Career colleges have flourished because of their ability to nimbly respond to our evolving economy, offer an education focusing on hands-on occupational training, and excel at serving non-traditional students who often have children, are working, are typically older and are more diverse than their peers at traditional schools.  This is particularly important during the current period of job scarcity and worldwide economic competition.  The Obama Education Department, however, seeks to foist a proposed “Gainful Employment” rule that would declare academic programs ineligible for federal aid if some specified proportion of their graduates failed to meet an arbitrary income-to-loan payment ratio.

The natural consequence of such a rule:  vital for-profit career colleges would be eliminated.

The need for Congressional investigation became even more obvious this week.  The Government Accountability Office (GAO) withdrew, then revised and republished a defective study originally released last summer in which it sent undercover “students” to several schools to capture information on recruiting policies, promises of post-graduation pay, federal and other funds for tuition and expenses, and more.  That GAO report had been cited as vital evidence for the Education Department and a Senate committee as they prepare to promulgate the Gainful Employment rule, and even the Washington Post (whose parent company owns one of the largest for-profit schools) ran an article exposing that defective report.  The GAO’s numerous revisions are all clearly slanted in one direction – the original report inaccurately cast career colleges in an unfavorable light, while the revisions indicate that the GAO’s undercover students may have intended to entrap career college admissions personnel.  By the GAO’s own estimate, only 1 percent of reports are corrected, so an inquiry into the reasons behind this particular revision – with its original report clearly biased – is justified.
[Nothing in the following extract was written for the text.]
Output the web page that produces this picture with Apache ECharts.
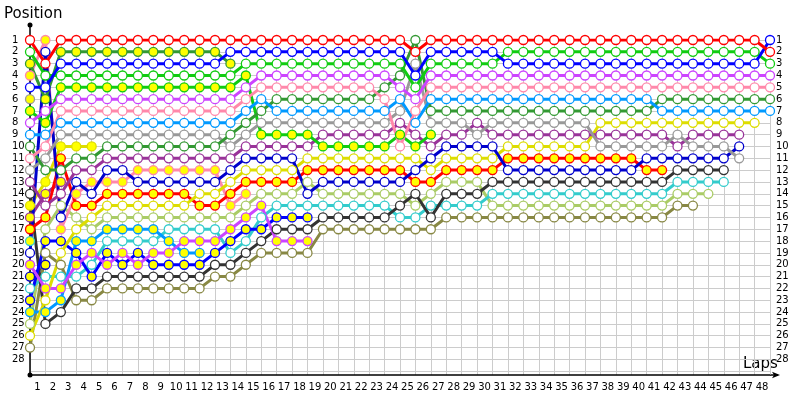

That news comes on the heels of allegations that Education Department officials communicated with short-sellers to inform them of their intentions, providing certain traders with inside information potentially allowing for illegal financial advantage.  The cooperation, however, was allegedly a two-way street.  According to media accounts, these same short-sellers may have concocted elaborate schemes to cast a negative light on career colleges, helping them rationalize the proposed rule.   These allegations are sufficiently serious that Senators Tom Coburn (R – Oklahoma) and Richard Burr (R – North Carolina) have formally sought an investigation.

At a minimum, an alarming pattern has emerged that points to the Department of Education specifically working to inflict economic harm upon career colleges, while possibly collaborating in the shadows with the very short-sellers on Wall Street who would most likely benefit from such activity.